I don't know why, but I keep all my documents. I have bank statements from every month going back to 1994. It did help when I went to get a home loan because I was able to show I paid my bills each month.


----------



## popeet (Dec 8, 2005)

good idea.

i regularly (bad for the air) set all my bills on fire in a bbq pit, along with my angsty poems, bad songs: e.g. "who broke the shower door" "pat the ceiling", "sandalfoot bean toe", soggy/borderline love-hate letters and angry fringe manifestoes.


----------



## suppressed (Apr 19, 2005)

That is always what I do when I feel stressed or whatever.. I usually pick a area or something and clean it out and organize it .. wind up throwing away half of it :lol.. it could be anything from a box.. to a drawer , to a closet ..I just can't control all my pent up angst any other way :stu...


----------



## Popples (Mar 29, 2006)

You know I do this a lot and sometimes I run out of things to throw away or clean ect. But in the past when ever I throw something out something weird happens in my life :con I don't know why but it's just something I noticed.


----------



## Szattam (Nov 11, 2003)

Very true, getting rid of old crap can feel quite refreshing :yes


----------



## Anxiety75 (Feb 10, 2004)

Jnmcda0 said:


> I don't know why, but I keep all my documents. I have bank statements from every month going back to 1994. It did help when I went to get a home loan because I was able to show I paid my bills each month.

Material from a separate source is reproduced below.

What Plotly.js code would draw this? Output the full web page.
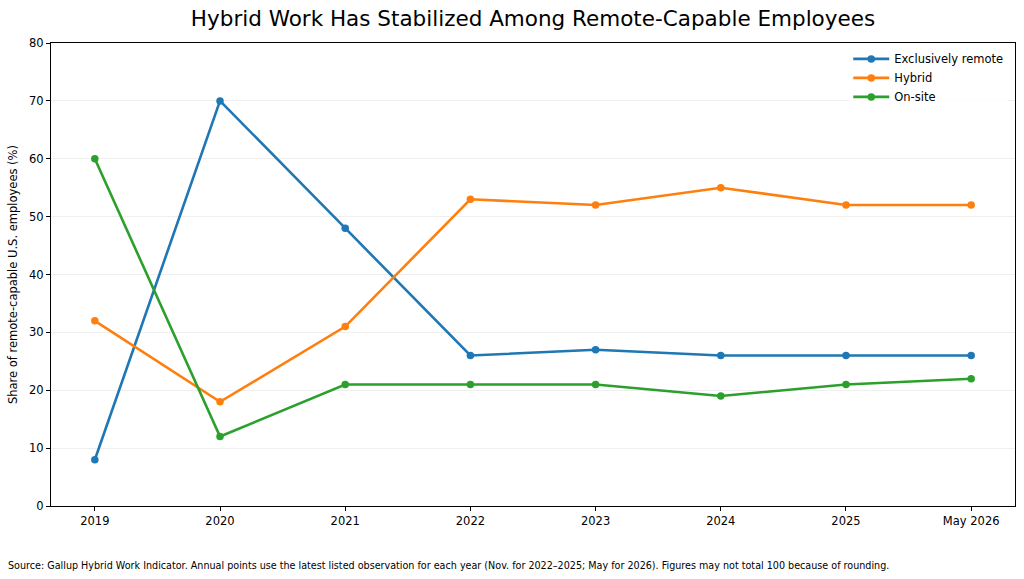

 Yep it's a good idea not to throw out all your statements. I would probably keep them for a year and after a year throw them out.


----------



## sansd (Mar 22, 2006)

i like throwing stuff away and organizing, but i have a tendency to get overwhelmed part-way through and give up, leaving a bigger mess than when i started.


----------



## popcorn (Dec 18, 2005)

ok the first time I read this I thought you said "throw out or destroy an old filling" as in a tooth filling, and i thought you were slightly insane. but then i reread it and realized i just need sleep. haha-good idea though opcorn


----------



## insight girl (Jan 15, 2006)

popcorn said:


> ok the first time I read this I thought you said "throw out or destroy an old filling" as in a tooth filling, and i thought you were slightly insane.
> 
> :haha


----------